Suppose a malicious user wanted to generate false alarms or otherwise create distrust in the system. They might rebroadcast RPIs that were recently uploaded to the diagnosis server. They also might continuously rebroadcast as many RPIs as possible that they received from other users (these malicious behaviors are referred to as “replay attacks”). Other users would then receive the rebroadcast RPIs from the malicious user. If only the RPIs of diagnosed users were uploaded to the diagnosis server rather than their (k, t) inputs, then these users could be falsely notified that they were in contact with diagnosed users. However, this potential integrity attack is prevented because devices can check that the time they received the RPIs match against the corresponding (k, t) inputs that the diagnosis server stores.

This protocol also protects users from being framed. Suppose that when a user is diagnosed, instead of sharing information for their own RPIs to the diagnosis server, they attempt to dishonestly share RPIs that were broadcast by another user. However, since they must share the (k, t) inputs used to generate the RPIs, this requires knowledge of the other user’s key. Since other users can keep their keys secret until they are diagnosed and choose to share them, this attack is prevented.

These kinds of attacks that the protocol was designed to prevent may seem far-fetched, but keep in mind that the protocol must reliably work without anyone knowing whose data is truly whose and without depending on a central authority to intervene or prevent misuse. Clever use of cryptography and protocols are then necessary to ensure trust in the system.

This was meant as a high level overview of how these Bluetooth protocols will work to improve the privacy and security of contact tracing systems. There are many more details in how keys and RPIs are generated. For the details of the Apple and Google framework, refer to their specifications (https://www.apple.com/covid19/contacttracing/).

Apple/Google Bluetooth protocol — https://www.apple.com/covid19/contacttracing/

For example, the key used by a single device to produce RPIs periodically changes. This way a user’s RPIs will be associated with different sets of keys. This is done so that when they anonymously share their (k, t) data to the diagnosis server, it will be more difficult to link their data points together, making it more difficult to track them across the locations they visited, and more difficult to re-identify them. However, the protocol is still imperfect and cannot guarantee this type of privacy for its users.

For example, if a diagnosed user shares data for an RPI they broadcast that a contact received while receiving no other RPIs, then this contact can easily re-identify them. We can also imagine a future where beacons that listen for Bluetooth signals are present throughout our environment. (This might be done for a variety of reasons, such as improving contact tracing, or tracking customers in stores and elsewhere to better advertise products.) Users’ RPIs could then be recorded throughout the places they go and linked back together once shared, creating a record of their location histories.

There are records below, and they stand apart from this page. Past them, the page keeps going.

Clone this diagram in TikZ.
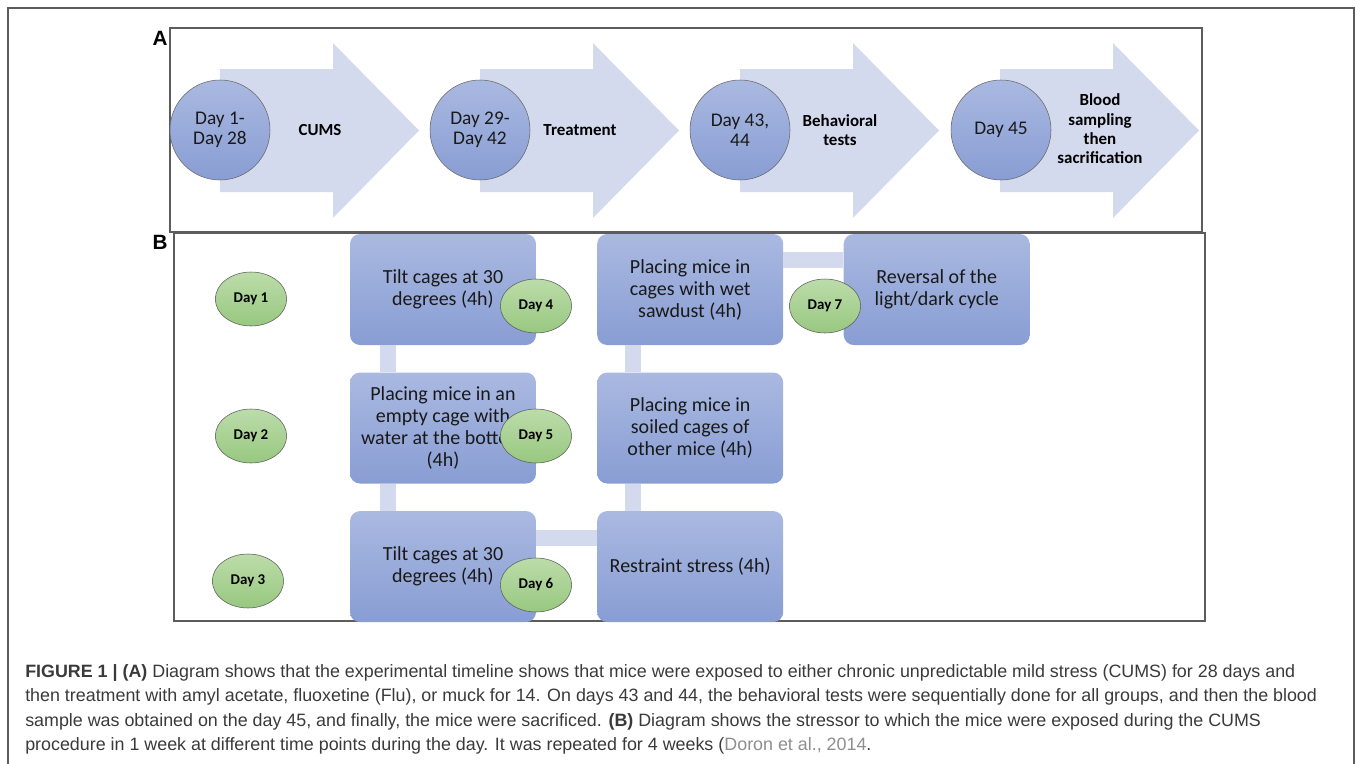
\documentclass[tikz,border=0pt]{standalone}
\usepackage{fontspec}
\setmainfont{Carlito}
\newfontfamily\capfont{Liberation Sans}
\usetikzlibrary{positioning, shapes.geometric, calc}
\definecolor{stepblueT}{HTML}{AAB9E1}
\definecolor{stepblueB}{HTML}{889DD3}
\definecolor{arrowlav}{HTML}{D4DAEE}
\definecolor{dayT}{HTML}{BCDCAA}
\definecolor{dayB}{HTML}{98C880}
\definecolor{framegray}{HTML}{5C5C5C}
\definecolor{captxt}{HTML}{3A3A3A}
\definecolor{citegray}{HTML}{8E8E8E}

\tikzset{
  phase/.style={circle, minimum size=75pt, inner sep=0pt, draw=black!60, line width=0.4pt,
    top color=stepblueT, bottom color=stepblueB, align=center, text=black!90,
    font=\fontsize{14.5}{15}\selectfont},
  stagetxt/.style={align=center, inner sep=0pt, font=\bfseries\fontsize{12.7}{14.5}\selectfont},
  stressor/.style={rectangle, rounded corners=7.5pt, minimum width=139.5pt, minimum height=83.25pt,
    inner sep=0pt, top color=stepblueT, bottom color=stepblueB, align=center, text=black!90,
    font=\fontsize{15}{16.5}\selectfont},
  dayoval/.style={ellipse, minimum width=53.5pt, minimum height=40.5pt, inner sep=0pt,
    draw=black!65, line width=0.4pt, top color=dayT, bottom color=dayB,
    font=\bfseries\fontsize{11.2}{12}\selectfont},
  link/.style={draw=arrowlav, line width=12pt},
  panelbox/.style={draw=framegray, line width=0.9pt},
  panellbl/.style={inner sep=0pt, font=\capfont\bfseries\fontsize{15.5}{16}\selectfont},
  capline/.style={anchor=base west, inner sep=0pt, text=captxt, font=\capfont\fontsize{13.4}{15}\selectfont}
}

\begin{document}
\begin{tikzpicture}[x=0.75pt, y=-0.75pt]
    \useasboundingbox (0,0) rectangle (1357,764);
    % outer frame (open at the bottom)
    \draw[draw=framegray, line width=1.1pt] (8,764)--(8,8)--(1354,8)--(1354,764);

    % panel A
    \draw[panelbox] (170,28) rectangle (1202,232);
    \node[panellbl] (labA) at (160,38) {A};
    \foreach \cx in {220,480,740,1000}
      \fill[arrowlav] (\cx,69) -- ({\cx+113},69) -- ({\cx+113},43) -- ({\cx+199},130.5)
        -- ({\cx+113},218) -- ({\cx+113},192) -- (\cx,192) -- cycle;

    \node[phase] (p1) at (220,130) {Day 1-\\Day 28};
    \node[phase] (p2) at (480,130) {Day 29-\\Day 42};
    \node[phase] (p3) at (740,130) {Day 43,\\44};
    \node[phase] (p4) at (1001,130) {Day 45};

    \node[stagetxt] (s1) at (320,130) {CUMS};
    \node[stagetxt] (s2) at (580,130) {Treatment};
    \node[stagetxt] (s3) at (840,130) {Behavioral\\tests};
    \node[stagetxt] (s4) at (1100,129) {Blood\\sampling\\then\\sacrification};

    % panel B
    \draw[panelbox] (174,233) rectangle (1205,621);
    \node[panellbl] (labB) at (160,242) {B};

    \node[stressor] (t1) at (443,289.5) {Tilt cages at 30\\degrees (4h)};
    \node[stressor, below=20.25pt of t1] (t2) {Placing mice in an\\empty cage with\\water at the bottom\\(4h)};
    \node[stressor, below=20.25pt of t2] (t3) {Tilt cages at 30\\degrees (4h)};
    \node[stressor, right=45.5pt of t1] (w1) {Placing mice in\\cages with wet\\sawdust (4h)};
    \node[stressor, below=20.25pt of w1] (w2) {Placing mice in\\soiled cages of\\other mice (4h)};
    \node[stressor, below=20.25pt of w2] (w3) {Restraint stress (4h)};
    \node[stressor, right=45pt of w1] (r1) {Reversal of the\\light/dark cycle};

    % links between the stressors
    \draw[link] ($(t1.south west)+(38,0)$) -- ($(t2.north west)+(38,0)$);
    \draw[link] ($(t2.south west)+(38,0)$) -- ($(t3.north west)+(38,0)$);
    \draw[link] ($(t3.north east)+(0,27.5)$) -- ($(w3.north west)+(0,27.5)$);
    \draw[link] ($(w3.north west)+(36,0)$) -- ($(w2.south west)+(36,0)$);
    \draw[link] ($(w2.north west)+(36,0)$) -- ($(w1.south west)+(36,0)$);
    \draw[link] ($(w1.north east)+(0,26)$) -- ($(r1.north west)+(0,26)$);

    \node[dayoval] (d1) at (251,299) {Day 1};
    \node[dayoval] (d2) at (251,436) {Day 2};
    \node[dayoval] (d3) at (248,581) {Day 3};
    \node[dayoval] (d4) at (536,306) {Day 4};
    \node[dayoval] (d5) at (536,436) {Day 5};
    \node[dayoval] (d6) at (536,585) {Day 6};
    \node[dayoval] (d7) at (825,306) {Day 7};

    % caption
    \node[capline] (c1) at (25,677) {\textbf{FIGURE 1 | (A)} Diagram shows that the experimental timeline shows that mice were exposed to either chronic unpredictable mild stress (CUMS) for 28 days and};
    \node[capline] (c2) at (25,701.5) {then treatment with amyl acetate, fluoxetine (Flu), or muck for 14. On days 43 and 44, the behavioral tests were sequentially done for all groups, and then the blood};
    \node[capline] (c3) at (25,726) {sample was obtained on the day 45, and finally, the mice were sacrificed. \textbf{(B)} Diagram shows the stressor to which the mice were exposed during the CUMS};
    \node[capline] (c4) at (25,750.5) {procedure in 1 week at different time points during the day. It was repeated for 4 weeks ({\color{citegray}Doron et al., 2014}.};
\end{tikzpicture}
\end{document}
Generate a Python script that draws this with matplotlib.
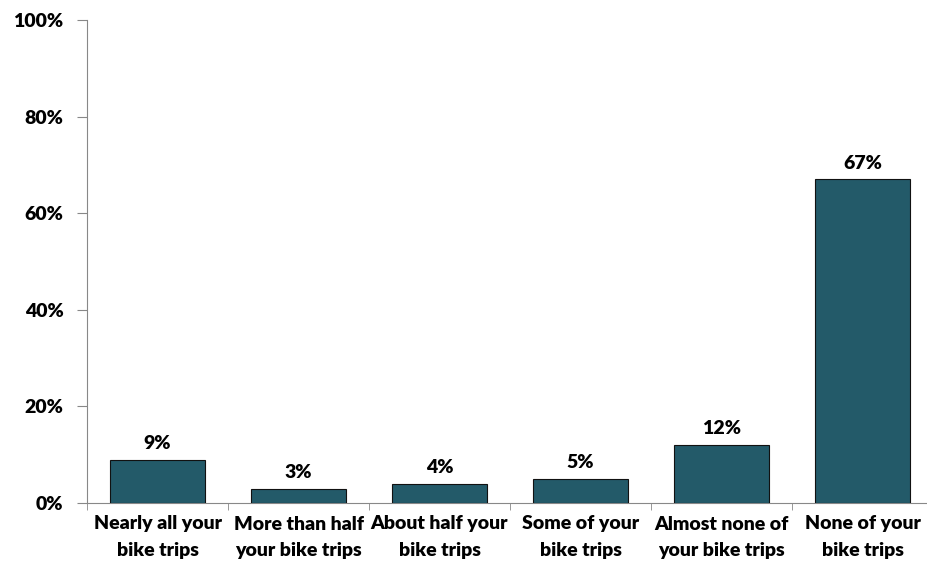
import numpy as np
import matplotlib.pyplot as plt
from matplotlib.ticker import FuncFormatter

categories = ["Nearly all your\nbike trips", "More than half\nyour bike trips",
              "About half your\nbike trips", "Some of your\nbike trips",
              "Almost none of\nyour bike trips", "None of your\nbike trips"]
values = [9, 3, 4, 5, 12, 67]
yticks = [0, 20, 40, 60, 80, 100]

plt.rcParams['font.family'] = ['Lato', 'DejaVu Sans']
plt.rcParams['font.weight'] = 'heavy'

W, H = 927, 571
fig = plt.figure(figsize=(W / 100, H / 100), dpi=100)
# axes spans past the right edge, like the original
ax = fig.add_axes([87 / W, (H - 503) / H, (933 - 87) / W, (503 - 20) / H])

x = np.arange(len(values))
ax.bar(x, values, width=0.67, color="#235a69", edgecolor="#111111", linewidth=0.8, zorder=3)
for xi, v in zip(x, values):
    ax.text(xi, v + 1.6, f"{v}%", ha="center", va="bottom", fontsize=14, fontweight="heavy")

ax.set_xlim(-0.5, len(values) - 0.5)
ax.set_ylim(0, 100)
ax.set_yticks(yticks)
ax.yaxis.set_major_formatter(FuncFormatter(lambda v, p: f"{v:.0f}%"))
ax.set_xticks(x)
ax.set_xticklabels(categories, fontsize=14, fontweight="heavy", linespacing=1.65)
ax.set_xticks(np.arange(len(values)) - 0.5, minor=True)
ax.tick_params(axis="x", which="major", length=0, pad=9)
ax.tick_params(axis="x", which="minor", length=5, color="#888888")
ax.tick_params(axis="y", length=7, color="#888888", labelsize=14, pad=10)

for s in ["top", "right"]:
    ax.spines[s].set_visible(False)
for s in ["left", "bottom"]:
    ax.spines[s].set_color("#888888")

fig.savefig("out.png", dpi=100)
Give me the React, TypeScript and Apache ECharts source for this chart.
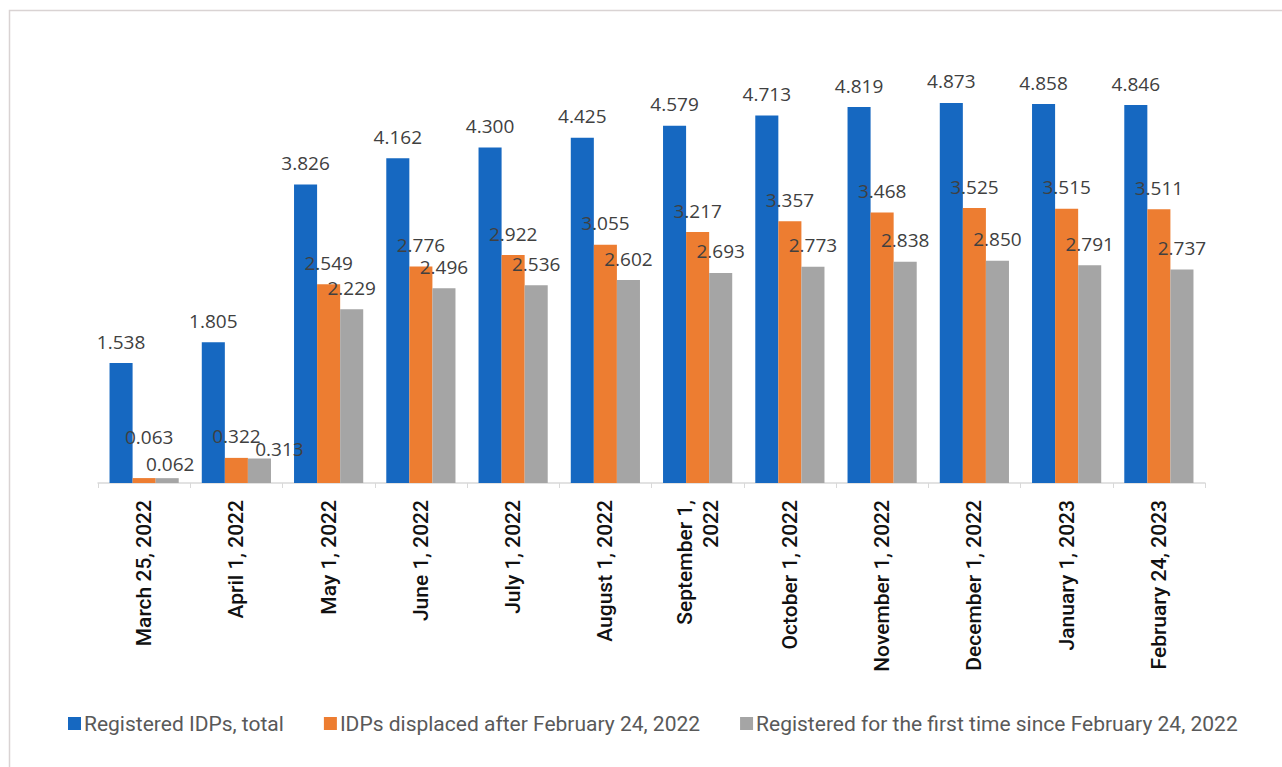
import React, { useEffect, useRef } from "react";
import * as echarts from "echarts";

const categories = [
  "March 25, 2022",
  "April 1, 2022",
  "May 1, 2022",
  "June 1, 2022",
  "July 1, 2022",
  "August 1, 2022",
  "September 1,\n2022",
  "October 1, 2022",
  "November 1, 2022",
  "December 1, 2022",
  "January 1, 2023",
  "February 24, 2023",
];
const registeredTotal = [1.538, 1.805, 3.826, 4.162, 4.3, 4.425, 4.579, 4.713, 4.819, 4.873, 4.858, 4.846];
const displacedAfter = [0.063, 0.322, 2.549, 2.776, 2.922, 3.055, 3.217, 3.357, 3.468, 3.525, 3.515, 3.511];
const firstTimeSince = [0.062, 0.313, 2.229, 2.496, 2.536, 2.602, 2.693, 2.773, 2.838, 2.85, 2.791, 2.737];
const seriesNames = [
  "Registered IDPs, total",
  "IDPs displaced after February 24, 2022",
  "Registered for the first time since February 24, 2022",
];
const colors = ["#1668c1", "#ed7d31", "#a5a5a5"];

export default function App() {
  const ref = useRef<HTMLDivElement>(null);
  useEffect(() => {
    if (!ref.current) return;
    const chart = echarts.init(ref.current, undefined, { renderer: "svg" });
    const labelStyle = {
      show: true,
      position: "top" as const,
      distance: 12,
      fontFamily: "Open Sans",
      fontSize: 19,
      color: "#404040",
      formatter: (p: any) => Number(p.value).toFixed(3),
    };
    const labelOffsets: Record<string, [number, number]> = {
      "1-0": [5, -20],
      "2-0": [3, 7],
      "2-1": [20, 12],
    };
    const build = (arr: number[], si: number) =>
      arr.map((v, i) => {
        const off = labelOffsets[`${si}-${i}`];
        return off ? { value: v, label: { offset: off } } : v;
      });
    const allData = [registeredTotal, displacedAfter, firstTimeSince];
    chart.setOption({
      animation: false,
      backgroundColor: "#ffffff",
      graphic: [
        {
          type: "rect",
          shape: { x: 9.5, y: 10.5, width: 1400, height: 900 },
          style: { fill: "none", stroke: "#d9d3d3", lineWidth: 1.5 },
          silent: true,
        },
      ],
      grid: { left: 98, right: 77, top: 93, bottom: 284 },
      legend: {
        left: 63,
        top: 708,
        itemWidth: 13,
        itemHeight: 13,
        itemGap: 40,
        icon: "rect",
        textStyle: { fontFamily: "Roboto", fontSize: 21, color: "#595959", padding: [0, 0, 0, -2] },
        data: seriesNames,
      },
      xAxis: {
        type: "category",
        data: categories.map((c) =>
          c.includes("\n") ? { value: c, textStyle: { padding: [22, 0, 0, 0] } } : c
        ),
        axisLine: { lineStyle: { color: "#d9d9d9", width: 1.5 } },
        axisTick: { show: true, length: 5, lineStyle: { color: "#d9d9d9" } },
        axisLabel: {
          rotate: 90,
          interval: 0,
          margin: 17,
          fontFamily: "Roboto",
          fontWeight: 500,
          fontSize: 21,
          lineHeight: 26,
          color: "#111111",
        },
      },
      yAxis: {
        type: "value",
        min: 0,
        max: 5,
        show: false,
        splitLine: { show: false },
      },
      series: allData.map((arr, si) => ({
        name: seriesNames[si],
        type: "bar",
        data: build(arr, si),
        barGap: "0%",
        barCategoryGap: "25%",
        itemStyle: { color: colors[si] },
        label: labelStyle,
      })),
    });
    return () => chart.dispose();
  }, []);
  return (
    <div
      ref={ref}
      style={{ position: "fixed", left: 0, top: 0, width: 1282, height: 767 }}
    />
  );
}
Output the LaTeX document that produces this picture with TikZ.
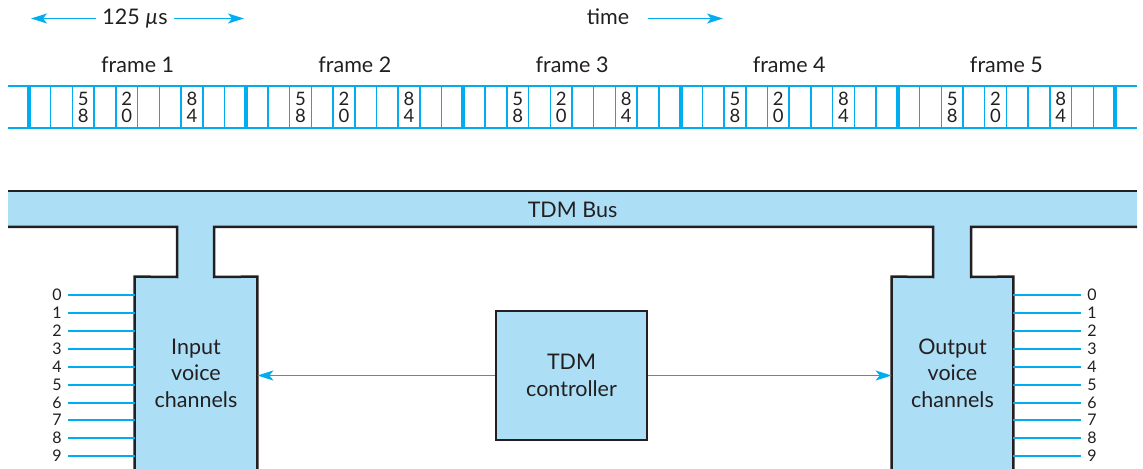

Researchers have proposed using mix networks or private set intersection protocols to mitigate these privacy and security issues. Others have considered reversing the above scheme so that instead of users uploading data for their own broadcast RPIs, they share the RPIs they have received from others (see section 4.1 of this paper for the “dual approach”). However each of these proposals are imperfect.

Tracking people is central to the concept of contact tracing. The newly developed protocols have found clever ways to minimize people’s loss of privacy while they are tracked, but for now some privacy may need to be forfeited for contact tracing to be effective.